■ Data section
::::::::::
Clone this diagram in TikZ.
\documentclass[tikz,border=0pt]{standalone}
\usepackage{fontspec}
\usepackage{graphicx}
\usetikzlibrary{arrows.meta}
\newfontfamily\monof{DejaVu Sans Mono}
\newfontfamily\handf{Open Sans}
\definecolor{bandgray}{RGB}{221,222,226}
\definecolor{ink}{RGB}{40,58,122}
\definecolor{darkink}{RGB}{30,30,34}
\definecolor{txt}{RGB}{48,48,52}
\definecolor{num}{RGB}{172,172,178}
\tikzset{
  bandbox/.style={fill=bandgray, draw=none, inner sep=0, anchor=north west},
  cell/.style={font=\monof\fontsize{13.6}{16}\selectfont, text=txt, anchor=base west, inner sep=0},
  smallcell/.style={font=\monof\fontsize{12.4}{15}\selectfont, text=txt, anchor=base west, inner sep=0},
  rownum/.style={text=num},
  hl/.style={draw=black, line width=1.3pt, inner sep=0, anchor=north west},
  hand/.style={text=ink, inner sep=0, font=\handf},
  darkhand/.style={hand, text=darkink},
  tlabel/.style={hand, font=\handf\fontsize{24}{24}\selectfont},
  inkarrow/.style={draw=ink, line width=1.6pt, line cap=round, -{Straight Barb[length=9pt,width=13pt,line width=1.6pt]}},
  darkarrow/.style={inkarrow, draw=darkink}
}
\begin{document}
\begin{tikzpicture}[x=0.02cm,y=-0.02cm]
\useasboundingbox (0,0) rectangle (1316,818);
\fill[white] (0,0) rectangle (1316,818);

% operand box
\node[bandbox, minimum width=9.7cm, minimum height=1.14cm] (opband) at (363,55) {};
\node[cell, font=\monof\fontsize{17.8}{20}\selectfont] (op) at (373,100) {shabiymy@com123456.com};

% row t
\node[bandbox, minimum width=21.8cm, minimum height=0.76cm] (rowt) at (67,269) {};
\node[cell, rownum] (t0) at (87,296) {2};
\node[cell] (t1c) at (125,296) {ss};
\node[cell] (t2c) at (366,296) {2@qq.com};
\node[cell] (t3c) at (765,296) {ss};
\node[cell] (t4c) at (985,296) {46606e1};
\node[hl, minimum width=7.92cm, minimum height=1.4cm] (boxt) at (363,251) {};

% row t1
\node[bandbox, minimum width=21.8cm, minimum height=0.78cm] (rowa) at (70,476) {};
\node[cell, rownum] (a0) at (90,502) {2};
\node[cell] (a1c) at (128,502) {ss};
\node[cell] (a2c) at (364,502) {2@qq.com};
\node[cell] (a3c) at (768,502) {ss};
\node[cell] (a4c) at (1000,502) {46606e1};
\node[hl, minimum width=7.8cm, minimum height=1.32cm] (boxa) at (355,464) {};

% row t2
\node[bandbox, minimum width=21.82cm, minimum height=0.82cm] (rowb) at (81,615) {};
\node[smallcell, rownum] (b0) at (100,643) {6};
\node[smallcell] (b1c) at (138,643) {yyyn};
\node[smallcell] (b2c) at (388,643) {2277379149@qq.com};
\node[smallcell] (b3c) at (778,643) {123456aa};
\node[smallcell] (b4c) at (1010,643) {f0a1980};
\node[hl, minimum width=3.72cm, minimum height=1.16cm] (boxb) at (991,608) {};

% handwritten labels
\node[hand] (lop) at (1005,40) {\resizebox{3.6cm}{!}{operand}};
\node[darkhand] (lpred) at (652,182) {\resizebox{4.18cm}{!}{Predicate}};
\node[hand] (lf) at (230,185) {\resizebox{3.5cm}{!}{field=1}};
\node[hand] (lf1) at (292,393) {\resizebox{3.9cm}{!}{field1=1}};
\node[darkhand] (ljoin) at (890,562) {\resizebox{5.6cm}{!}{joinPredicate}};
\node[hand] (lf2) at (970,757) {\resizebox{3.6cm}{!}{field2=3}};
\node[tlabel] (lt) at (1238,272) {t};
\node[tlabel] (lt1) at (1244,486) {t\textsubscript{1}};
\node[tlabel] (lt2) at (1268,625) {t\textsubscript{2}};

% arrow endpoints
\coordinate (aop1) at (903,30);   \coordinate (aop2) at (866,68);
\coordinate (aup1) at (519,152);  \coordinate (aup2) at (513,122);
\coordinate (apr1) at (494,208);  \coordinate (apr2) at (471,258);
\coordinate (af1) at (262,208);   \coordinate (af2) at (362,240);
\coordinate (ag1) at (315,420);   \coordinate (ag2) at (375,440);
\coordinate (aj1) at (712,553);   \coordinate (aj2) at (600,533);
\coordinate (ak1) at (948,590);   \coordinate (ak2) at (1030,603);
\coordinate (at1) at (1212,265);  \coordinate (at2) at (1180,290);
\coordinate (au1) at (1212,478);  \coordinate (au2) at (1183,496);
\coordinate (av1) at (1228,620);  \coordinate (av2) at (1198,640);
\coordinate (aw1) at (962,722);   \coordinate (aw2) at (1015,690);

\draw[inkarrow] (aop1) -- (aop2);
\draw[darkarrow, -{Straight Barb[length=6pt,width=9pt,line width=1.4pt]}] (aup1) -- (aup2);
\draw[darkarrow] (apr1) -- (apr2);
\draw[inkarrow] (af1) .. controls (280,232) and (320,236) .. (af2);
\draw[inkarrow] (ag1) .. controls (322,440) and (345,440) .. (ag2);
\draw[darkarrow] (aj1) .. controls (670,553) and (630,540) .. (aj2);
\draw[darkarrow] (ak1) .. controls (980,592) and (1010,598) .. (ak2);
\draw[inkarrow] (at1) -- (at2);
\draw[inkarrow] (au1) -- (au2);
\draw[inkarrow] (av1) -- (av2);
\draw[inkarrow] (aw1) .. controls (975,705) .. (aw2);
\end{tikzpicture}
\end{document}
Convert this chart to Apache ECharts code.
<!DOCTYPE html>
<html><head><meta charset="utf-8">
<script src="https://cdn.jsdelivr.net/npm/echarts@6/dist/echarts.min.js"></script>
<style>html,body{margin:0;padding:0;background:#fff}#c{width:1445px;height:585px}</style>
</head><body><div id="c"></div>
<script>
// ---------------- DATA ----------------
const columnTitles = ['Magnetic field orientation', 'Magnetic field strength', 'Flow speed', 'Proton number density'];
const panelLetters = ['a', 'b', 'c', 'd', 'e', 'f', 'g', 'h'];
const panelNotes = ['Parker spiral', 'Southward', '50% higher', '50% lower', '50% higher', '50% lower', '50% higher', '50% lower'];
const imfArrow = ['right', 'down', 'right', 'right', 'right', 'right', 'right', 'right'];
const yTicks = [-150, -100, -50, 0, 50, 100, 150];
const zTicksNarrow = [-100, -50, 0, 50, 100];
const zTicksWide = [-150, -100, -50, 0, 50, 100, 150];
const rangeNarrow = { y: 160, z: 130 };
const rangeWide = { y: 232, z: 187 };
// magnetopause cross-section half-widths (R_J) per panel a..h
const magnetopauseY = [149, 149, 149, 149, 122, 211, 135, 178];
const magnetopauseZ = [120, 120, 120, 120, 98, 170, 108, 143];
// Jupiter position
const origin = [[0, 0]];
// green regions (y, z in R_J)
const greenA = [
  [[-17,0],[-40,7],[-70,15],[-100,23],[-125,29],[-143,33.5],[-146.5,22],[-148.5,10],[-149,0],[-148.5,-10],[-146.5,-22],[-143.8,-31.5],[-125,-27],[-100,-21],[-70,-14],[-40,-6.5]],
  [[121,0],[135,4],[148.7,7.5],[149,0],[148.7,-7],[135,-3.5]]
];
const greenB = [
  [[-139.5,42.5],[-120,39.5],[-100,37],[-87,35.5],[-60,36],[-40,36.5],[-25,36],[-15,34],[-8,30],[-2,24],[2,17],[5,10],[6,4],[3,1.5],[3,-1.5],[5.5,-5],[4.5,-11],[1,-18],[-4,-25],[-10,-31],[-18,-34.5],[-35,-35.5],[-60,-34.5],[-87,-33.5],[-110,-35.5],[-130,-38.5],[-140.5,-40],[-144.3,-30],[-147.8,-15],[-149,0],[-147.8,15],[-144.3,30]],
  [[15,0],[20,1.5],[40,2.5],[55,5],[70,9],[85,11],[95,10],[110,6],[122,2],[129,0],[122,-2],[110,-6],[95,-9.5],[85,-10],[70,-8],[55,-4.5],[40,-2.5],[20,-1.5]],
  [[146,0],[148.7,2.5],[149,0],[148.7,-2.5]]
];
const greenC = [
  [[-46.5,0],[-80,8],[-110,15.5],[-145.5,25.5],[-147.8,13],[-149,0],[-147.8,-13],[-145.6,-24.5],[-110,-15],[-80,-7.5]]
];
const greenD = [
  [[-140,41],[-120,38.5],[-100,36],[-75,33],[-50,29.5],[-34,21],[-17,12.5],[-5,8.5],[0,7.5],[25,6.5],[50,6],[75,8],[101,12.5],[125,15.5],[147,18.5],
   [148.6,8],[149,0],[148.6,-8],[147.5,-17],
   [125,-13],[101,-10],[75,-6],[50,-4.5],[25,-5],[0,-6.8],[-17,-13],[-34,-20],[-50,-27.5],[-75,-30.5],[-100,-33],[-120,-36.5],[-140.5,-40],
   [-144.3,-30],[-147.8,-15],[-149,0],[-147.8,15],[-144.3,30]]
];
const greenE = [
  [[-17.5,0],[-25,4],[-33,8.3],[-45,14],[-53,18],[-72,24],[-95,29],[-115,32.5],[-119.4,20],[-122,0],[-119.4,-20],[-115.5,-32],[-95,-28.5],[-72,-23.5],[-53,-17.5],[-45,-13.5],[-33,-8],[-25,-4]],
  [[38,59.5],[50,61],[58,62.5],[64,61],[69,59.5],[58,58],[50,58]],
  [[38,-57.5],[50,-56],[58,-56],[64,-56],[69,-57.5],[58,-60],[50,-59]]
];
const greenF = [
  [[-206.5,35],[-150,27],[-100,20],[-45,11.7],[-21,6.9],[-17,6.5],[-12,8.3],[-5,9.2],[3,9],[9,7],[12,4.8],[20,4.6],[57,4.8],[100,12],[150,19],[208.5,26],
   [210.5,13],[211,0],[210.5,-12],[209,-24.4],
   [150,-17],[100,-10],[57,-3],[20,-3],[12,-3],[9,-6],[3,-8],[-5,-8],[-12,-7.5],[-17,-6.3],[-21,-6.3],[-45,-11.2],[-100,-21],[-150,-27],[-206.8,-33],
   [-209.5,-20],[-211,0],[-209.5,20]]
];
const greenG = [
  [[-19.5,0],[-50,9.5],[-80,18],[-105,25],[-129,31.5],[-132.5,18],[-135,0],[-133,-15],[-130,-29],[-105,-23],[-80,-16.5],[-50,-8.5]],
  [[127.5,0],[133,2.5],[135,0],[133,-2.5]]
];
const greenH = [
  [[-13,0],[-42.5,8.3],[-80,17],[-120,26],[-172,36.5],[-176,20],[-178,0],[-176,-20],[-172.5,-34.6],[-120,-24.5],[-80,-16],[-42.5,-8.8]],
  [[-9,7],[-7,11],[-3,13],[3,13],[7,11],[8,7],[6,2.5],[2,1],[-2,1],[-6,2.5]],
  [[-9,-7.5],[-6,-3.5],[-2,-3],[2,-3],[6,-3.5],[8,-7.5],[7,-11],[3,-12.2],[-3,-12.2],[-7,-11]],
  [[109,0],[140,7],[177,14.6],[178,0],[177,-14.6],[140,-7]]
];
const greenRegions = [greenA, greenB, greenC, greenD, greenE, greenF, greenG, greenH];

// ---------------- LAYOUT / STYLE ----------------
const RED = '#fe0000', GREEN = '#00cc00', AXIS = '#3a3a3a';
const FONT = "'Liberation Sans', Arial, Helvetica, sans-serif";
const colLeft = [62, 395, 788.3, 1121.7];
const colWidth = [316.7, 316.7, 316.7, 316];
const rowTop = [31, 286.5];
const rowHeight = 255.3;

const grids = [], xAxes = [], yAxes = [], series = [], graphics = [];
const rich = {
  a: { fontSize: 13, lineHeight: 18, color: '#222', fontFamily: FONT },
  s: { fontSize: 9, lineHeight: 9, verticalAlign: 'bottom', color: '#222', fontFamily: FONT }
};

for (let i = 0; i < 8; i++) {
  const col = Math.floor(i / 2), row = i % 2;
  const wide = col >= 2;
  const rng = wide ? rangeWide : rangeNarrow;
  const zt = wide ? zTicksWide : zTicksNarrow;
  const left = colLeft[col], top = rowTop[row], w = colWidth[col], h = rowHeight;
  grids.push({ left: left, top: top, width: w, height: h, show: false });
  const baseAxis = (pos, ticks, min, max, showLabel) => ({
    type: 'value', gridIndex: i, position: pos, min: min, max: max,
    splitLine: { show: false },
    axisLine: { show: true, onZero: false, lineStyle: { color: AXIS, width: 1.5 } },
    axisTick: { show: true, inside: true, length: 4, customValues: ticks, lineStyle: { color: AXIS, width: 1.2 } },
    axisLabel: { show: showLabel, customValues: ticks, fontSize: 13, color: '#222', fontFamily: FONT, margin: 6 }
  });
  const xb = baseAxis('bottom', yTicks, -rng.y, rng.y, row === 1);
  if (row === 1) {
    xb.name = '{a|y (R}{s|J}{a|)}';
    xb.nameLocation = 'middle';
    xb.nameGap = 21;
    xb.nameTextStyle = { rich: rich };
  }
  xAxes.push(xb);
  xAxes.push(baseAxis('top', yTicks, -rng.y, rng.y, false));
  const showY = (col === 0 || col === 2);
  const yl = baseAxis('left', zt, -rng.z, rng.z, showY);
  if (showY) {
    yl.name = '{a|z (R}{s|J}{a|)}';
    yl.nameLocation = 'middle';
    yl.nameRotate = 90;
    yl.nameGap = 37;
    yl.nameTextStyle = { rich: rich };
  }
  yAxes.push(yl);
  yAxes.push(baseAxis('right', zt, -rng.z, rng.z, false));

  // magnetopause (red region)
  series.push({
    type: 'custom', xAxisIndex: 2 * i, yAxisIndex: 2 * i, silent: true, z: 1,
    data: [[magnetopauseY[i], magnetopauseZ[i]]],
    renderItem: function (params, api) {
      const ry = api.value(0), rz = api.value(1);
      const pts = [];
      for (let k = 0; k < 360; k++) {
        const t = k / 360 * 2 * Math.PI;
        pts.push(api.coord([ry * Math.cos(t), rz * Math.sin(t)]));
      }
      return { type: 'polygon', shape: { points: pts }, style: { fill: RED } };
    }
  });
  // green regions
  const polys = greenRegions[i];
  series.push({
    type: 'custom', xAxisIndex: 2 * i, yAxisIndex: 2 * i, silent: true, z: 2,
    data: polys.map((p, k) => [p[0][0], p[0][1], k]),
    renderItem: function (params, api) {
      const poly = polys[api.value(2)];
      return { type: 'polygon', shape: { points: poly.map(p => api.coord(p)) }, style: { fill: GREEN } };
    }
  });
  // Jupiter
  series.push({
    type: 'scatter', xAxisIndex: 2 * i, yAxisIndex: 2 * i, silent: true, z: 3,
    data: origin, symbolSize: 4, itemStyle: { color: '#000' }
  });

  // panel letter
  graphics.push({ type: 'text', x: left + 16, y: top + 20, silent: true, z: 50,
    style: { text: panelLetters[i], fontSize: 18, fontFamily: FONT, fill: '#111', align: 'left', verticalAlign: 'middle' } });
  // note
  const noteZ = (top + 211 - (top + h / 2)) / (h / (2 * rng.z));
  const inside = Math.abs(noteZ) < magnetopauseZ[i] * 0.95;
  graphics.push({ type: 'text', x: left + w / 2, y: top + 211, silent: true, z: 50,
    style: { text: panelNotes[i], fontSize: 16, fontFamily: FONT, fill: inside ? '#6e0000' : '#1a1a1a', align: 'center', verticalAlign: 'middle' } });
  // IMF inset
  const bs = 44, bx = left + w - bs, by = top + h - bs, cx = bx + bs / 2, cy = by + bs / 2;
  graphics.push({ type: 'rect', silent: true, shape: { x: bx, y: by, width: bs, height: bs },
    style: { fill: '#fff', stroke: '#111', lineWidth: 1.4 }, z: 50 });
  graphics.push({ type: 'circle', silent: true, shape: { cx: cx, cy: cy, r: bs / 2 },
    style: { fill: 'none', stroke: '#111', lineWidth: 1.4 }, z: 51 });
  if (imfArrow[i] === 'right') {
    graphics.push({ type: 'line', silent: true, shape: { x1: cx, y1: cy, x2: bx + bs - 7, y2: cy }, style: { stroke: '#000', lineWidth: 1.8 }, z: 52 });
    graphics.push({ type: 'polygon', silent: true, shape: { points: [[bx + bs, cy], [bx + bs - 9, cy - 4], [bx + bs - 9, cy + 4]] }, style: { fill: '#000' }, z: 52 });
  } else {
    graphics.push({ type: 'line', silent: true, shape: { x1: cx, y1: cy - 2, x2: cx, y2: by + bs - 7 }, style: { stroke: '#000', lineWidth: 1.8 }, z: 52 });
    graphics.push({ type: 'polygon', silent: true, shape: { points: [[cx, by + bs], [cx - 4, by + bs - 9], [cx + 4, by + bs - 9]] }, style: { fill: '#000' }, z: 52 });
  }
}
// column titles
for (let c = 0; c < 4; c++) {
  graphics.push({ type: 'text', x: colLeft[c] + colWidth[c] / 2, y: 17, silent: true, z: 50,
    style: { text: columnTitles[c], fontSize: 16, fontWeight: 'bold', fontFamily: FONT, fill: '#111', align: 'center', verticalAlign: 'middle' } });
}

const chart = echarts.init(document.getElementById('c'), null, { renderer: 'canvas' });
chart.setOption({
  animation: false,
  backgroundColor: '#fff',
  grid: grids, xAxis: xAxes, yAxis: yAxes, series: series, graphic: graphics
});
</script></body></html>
::::::::::
■ Goal of the exercise
All lines from the beginning of the material above through the one with "minimum width=7.92cm, minimum" need to be returned exactly; please return those and only those.

■ Solution for this task
Clone this diagram in TikZ.
\documentclass[tikz,border=0pt]{standalone}
\usepackage{fontspec}
\usepackage{graphicx}
\usetikzlibrary{arrows.meta}
\newfontfamily\monof{DejaVu Sans Mono}
\newfontfamily\handf{Open Sans}
\definecolor{bandgray}{RGB}{221,222,226}
\definecolor{ink}{RGB}{40,58,122}
\definecolor{darkink}{RGB}{30,30,34}
\definecolor{txt}{RGB}{48,48,52}
\definecolor{num}{RGB}{172,172,178}
\tikzset{
  bandbox/.style={fill=bandgray, draw=none, inner sep=0, anchor=north west},
  cell/.style={font=\monof\fontsize{13.6}{16}\selectfont, text=txt, anchor=base west, inner sep=0},
  smallcell/.style={font=\monof\fontsize{12.4}{15}\selectfont, text=txt, anchor=base west, inner sep=0},
  rownum/.style={text=num},
  hl/.style={draw=black, line width=1.3pt, inner sep=0, anchor=north west},
  hand/.style={text=ink, inner sep=0, font=\handf},
  darkhand/.style={hand, text=darkink},
  tlabel/.style={hand, font=\handf\fontsize{24}{24}\selectfont},
  inkarrow/.style={draw=ink, line width=1.6pt, line cap=round, -{Straight Barb[length=9pt,width=13pt,line width=1.6pt]}},
  darkarrow/.style={inkarrow, draw=darkink}
}
\begin{document}
\begin{tikzpicture}[x=0.02cm,y=-0.02cm]
\useasboundingbox (0,0) rectangle (1316,818);
\fill[white] (0,0) rectangle (1316,818);

% operand box
\node[bandbox, minimum width=9.7cm, minimum height=1.14cm] (opband) at (363,55) {};
\node[cell, font=\monof\fontsize{17.8}{20}\selectfont] (op) at (373,100) {shabiymy@com123456.com};

% row t
\node[bandbox, minimum width=21.8cm, minimum height=0.76cm] (rowt) at (67,269) {};
\node[cell, rownum] (t0) at (87,296) {2};
\node[cell] (t1c) at (125,296) {ss};
\node[cell] (t2c) at (366,296) {2@qq.com};
\node[cell] (t3c) at (765,296) {ss};
\node[cell] (t4c) at (985,296) {46606e1};
\node[hl, minimum width=7.92cm, minimum height=1.4cm] (boxt) at (363,251) {};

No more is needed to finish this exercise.